芙烈達·卡蘿是20世紀畫家,俊美的臉龐、如青黛的蛾眉、個人象徵的小鬍鬚帶給人鮮明的印象,品嘗她的畫作如打開驚喜包,充滿驚奇。她是巧克力包覆的糖果,帶著典雅的氣息。當巧克力外衣融化後,在口中要細細品味才能品嘗到她的甜美。
感染小兒麻痹、脊柱疾病、遭逢車禍在她的生命中是一場噩耗。在病房的時間越長,有更多時間透視心房,了解內心的渴求。在繪畫中反映內心的狀態、宣揚民族的激昂、抒發現實生活的不平。承受病痛和表達民生處境,「正氣」是她的顏料,世界成了她的模板,而內心最陰沉的一面是畫布讓她能在缺憾中增添色彩。
畫風帶著鮮明的色彩如煙火絢爛,而她的創作空間像天地廣大。

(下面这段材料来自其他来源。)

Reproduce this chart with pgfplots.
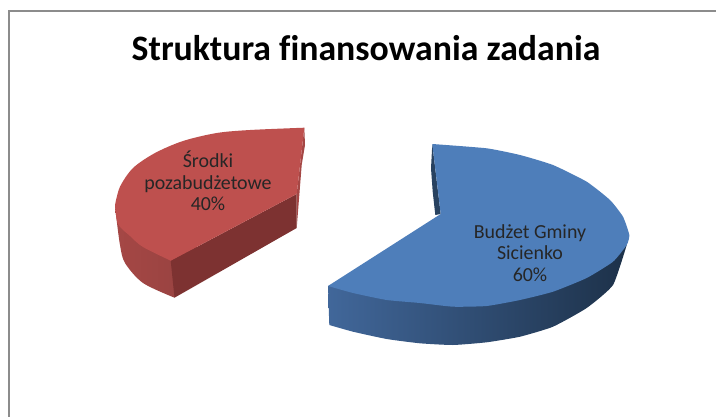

內心傳達個人的模樣,逐步擴展到族群,再融合意識形態。芙烈達-在正氣中誕生。
芙烈達·卡蘿的自畫像表露出內在的世界,透視內在的靈性給後世者。
她是被羊水圍繞的胎兒,作品像臍帶與世界保持連結。她宣揚女性主義的畫作如春雷般振聾發聵,病痛在身心上留下的創傷,是浴火後的新生命;死去的另一面是甦醒,繪畫帶來生存的契機,至今是無數學者的典範,名留青史。

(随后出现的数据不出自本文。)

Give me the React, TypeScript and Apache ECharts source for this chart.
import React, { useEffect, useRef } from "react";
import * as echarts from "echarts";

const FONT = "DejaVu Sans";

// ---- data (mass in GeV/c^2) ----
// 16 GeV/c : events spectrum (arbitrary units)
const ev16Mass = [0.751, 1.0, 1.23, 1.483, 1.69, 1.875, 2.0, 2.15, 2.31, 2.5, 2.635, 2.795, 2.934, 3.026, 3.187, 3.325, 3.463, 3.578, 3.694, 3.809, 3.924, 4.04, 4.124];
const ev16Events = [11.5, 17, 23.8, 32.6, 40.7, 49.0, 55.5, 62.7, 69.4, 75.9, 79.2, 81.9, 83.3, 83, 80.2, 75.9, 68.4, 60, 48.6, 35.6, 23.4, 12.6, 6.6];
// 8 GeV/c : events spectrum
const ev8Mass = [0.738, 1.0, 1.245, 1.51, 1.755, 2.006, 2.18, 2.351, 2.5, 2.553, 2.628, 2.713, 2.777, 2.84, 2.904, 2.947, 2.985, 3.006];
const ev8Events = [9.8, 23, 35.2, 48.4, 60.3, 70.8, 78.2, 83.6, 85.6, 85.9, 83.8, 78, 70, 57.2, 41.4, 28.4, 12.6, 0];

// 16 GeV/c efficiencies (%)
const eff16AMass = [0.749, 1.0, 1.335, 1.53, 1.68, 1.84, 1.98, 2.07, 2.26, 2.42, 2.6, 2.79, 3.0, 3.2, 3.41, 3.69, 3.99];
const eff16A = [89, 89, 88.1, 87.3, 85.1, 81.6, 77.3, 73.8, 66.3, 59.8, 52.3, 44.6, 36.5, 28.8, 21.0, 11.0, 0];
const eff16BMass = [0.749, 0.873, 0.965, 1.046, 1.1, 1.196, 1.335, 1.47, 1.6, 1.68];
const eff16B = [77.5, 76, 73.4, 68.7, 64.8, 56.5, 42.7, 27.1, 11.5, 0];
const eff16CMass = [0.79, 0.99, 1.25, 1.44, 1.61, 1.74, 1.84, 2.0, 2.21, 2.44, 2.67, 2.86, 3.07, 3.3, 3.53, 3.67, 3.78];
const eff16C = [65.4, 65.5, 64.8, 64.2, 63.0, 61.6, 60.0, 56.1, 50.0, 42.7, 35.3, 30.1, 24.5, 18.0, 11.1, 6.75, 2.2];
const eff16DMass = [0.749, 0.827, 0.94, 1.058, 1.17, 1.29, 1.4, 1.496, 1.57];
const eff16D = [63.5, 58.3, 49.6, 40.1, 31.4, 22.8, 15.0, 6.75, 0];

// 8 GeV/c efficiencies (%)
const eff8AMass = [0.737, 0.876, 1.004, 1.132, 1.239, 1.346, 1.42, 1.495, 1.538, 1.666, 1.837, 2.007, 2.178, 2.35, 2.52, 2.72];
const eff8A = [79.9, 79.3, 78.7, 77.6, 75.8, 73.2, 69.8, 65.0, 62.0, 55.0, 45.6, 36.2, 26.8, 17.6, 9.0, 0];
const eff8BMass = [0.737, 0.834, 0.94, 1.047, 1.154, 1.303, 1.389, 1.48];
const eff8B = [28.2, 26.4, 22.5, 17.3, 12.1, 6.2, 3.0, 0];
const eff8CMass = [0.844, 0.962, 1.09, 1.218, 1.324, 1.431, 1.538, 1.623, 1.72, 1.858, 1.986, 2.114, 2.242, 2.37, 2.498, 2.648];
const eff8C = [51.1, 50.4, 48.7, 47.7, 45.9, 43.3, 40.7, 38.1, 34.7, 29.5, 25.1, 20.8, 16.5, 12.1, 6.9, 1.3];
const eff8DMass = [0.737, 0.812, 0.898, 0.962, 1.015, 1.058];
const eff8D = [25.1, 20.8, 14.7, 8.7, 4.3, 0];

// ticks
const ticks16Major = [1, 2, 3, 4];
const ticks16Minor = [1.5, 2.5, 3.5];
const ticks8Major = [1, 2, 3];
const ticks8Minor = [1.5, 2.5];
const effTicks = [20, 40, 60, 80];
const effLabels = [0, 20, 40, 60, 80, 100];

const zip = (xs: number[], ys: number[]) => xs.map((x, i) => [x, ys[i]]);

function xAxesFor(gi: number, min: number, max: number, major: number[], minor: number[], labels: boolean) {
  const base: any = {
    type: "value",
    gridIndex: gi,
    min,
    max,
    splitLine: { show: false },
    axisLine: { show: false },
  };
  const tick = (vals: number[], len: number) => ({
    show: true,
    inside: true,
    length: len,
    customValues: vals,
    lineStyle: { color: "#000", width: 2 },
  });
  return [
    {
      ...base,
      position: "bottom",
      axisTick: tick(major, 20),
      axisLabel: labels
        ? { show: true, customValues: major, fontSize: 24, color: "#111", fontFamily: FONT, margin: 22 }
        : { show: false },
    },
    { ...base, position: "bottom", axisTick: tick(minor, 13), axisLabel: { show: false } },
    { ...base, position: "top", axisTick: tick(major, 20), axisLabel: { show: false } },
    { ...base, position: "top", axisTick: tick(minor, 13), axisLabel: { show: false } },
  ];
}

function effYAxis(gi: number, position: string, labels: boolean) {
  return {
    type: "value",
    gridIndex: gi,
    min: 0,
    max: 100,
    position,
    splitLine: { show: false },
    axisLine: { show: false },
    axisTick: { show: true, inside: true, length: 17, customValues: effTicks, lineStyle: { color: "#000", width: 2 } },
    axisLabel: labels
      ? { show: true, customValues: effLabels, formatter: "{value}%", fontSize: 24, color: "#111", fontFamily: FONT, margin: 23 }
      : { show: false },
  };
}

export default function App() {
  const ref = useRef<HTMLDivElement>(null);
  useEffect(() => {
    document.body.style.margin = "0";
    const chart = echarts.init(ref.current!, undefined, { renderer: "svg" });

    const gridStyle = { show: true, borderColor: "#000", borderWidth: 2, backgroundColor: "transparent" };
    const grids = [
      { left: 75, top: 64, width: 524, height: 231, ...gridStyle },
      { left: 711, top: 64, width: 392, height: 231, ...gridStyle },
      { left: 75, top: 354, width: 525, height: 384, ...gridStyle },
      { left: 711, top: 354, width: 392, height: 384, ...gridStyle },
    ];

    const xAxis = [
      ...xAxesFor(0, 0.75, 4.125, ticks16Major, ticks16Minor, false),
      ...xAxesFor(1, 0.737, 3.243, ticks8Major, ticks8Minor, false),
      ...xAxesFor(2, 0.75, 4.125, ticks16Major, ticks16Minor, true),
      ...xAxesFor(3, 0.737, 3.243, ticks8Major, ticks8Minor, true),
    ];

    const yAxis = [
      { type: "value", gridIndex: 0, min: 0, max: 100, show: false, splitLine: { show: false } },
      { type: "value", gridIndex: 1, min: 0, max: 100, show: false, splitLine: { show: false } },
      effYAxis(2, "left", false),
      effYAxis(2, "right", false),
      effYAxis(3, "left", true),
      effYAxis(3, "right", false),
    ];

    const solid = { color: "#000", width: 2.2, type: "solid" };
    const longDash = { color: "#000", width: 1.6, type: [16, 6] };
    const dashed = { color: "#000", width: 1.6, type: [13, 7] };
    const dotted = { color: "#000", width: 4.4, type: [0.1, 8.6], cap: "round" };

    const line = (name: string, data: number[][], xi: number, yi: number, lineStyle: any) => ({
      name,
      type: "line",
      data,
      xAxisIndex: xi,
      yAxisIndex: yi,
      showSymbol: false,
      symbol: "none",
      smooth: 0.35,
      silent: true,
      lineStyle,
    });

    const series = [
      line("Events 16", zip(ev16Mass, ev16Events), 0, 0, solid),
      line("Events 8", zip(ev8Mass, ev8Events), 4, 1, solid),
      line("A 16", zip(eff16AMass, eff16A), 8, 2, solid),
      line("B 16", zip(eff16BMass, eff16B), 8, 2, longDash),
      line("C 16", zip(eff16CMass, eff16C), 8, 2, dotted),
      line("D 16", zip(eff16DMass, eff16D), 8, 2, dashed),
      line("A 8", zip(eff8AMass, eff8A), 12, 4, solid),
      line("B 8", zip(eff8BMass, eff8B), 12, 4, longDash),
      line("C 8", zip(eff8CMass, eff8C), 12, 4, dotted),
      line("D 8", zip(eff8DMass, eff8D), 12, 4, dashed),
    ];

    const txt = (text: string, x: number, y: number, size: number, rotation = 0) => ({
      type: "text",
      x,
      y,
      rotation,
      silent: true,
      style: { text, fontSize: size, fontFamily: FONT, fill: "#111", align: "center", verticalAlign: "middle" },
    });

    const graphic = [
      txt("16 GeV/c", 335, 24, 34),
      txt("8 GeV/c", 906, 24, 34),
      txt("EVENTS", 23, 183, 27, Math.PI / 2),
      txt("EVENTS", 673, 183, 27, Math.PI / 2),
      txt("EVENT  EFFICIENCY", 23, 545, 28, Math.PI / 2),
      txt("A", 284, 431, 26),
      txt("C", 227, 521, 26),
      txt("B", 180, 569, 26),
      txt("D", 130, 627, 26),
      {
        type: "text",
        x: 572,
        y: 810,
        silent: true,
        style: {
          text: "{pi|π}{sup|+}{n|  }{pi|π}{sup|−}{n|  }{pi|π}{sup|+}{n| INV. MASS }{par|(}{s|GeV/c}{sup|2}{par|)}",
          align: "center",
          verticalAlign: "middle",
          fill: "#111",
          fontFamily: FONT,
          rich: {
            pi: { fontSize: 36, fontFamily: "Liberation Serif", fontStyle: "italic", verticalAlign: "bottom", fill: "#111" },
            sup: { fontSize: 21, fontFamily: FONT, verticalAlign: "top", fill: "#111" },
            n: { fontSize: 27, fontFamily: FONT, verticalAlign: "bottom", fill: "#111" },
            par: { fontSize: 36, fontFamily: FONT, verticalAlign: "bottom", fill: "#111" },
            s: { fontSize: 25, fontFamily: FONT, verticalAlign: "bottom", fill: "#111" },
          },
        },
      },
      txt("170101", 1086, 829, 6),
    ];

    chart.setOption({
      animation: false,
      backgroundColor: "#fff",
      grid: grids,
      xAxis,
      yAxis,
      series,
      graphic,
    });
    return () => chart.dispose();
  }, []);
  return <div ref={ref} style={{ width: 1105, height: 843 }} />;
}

成為學者的學習對象外,也找到自我價值。自我追尋的過程如潺潺溪水流入汪洋大海,胸襟變得開闊,傷痛也化作點點結晶。日升,海洋被照的波光粼粼給了魚群指示、也是世界依循的方向;日落是橘色的幻燈,帶來新生的希望。夜幕低垂,她朝陰影走去,面對內心的孤寂,望向繁星處。同時也邁回她的出生地,撒下無盡的星光,使人們不再跟她一樣迷惘;揮落潸潸淚水,滋潤枯竭的後人並讓我們知道有勇敢的前人面對逆光飛翔。
她在苦難裡受盡折磨,最終還是找到人生的意義。她的性靈未曾耗盡,而是細細培養,保持生活的熱情也奮不顧身追求情感。生存的熱忱是維繫生活的另一條路,活著的動力是保有對世界一絲的期待。相信奇蹟的心從未消失,而在心裡會不停萌發的是對未知的事感到恐懼。
經歷手術、深受穿著鋼衣之苦,對生命依然保有熱情的方法是投注在擅長的領域。身心靈的脅迫也成了疫苗,足以免疫外界的寒冷、燠熱,把身體調適在最佳狀況。在野火重重的荒原喚回初始的靈魂,鳳凰於煉獄的一端重生,帶著祥和的光芒,照耀大地驅逐瘟疫,惡疾之神在黑暗兵敗。
她在畫裡留下無數風範,如同她的畫格外鮮明。印象畫使人脫離現實的框架,跳脫至20世紀,過往的歷史歷歷如前。她是上世紀的女豪傑,清秀的臉龐及內在的精神都留存在畫中。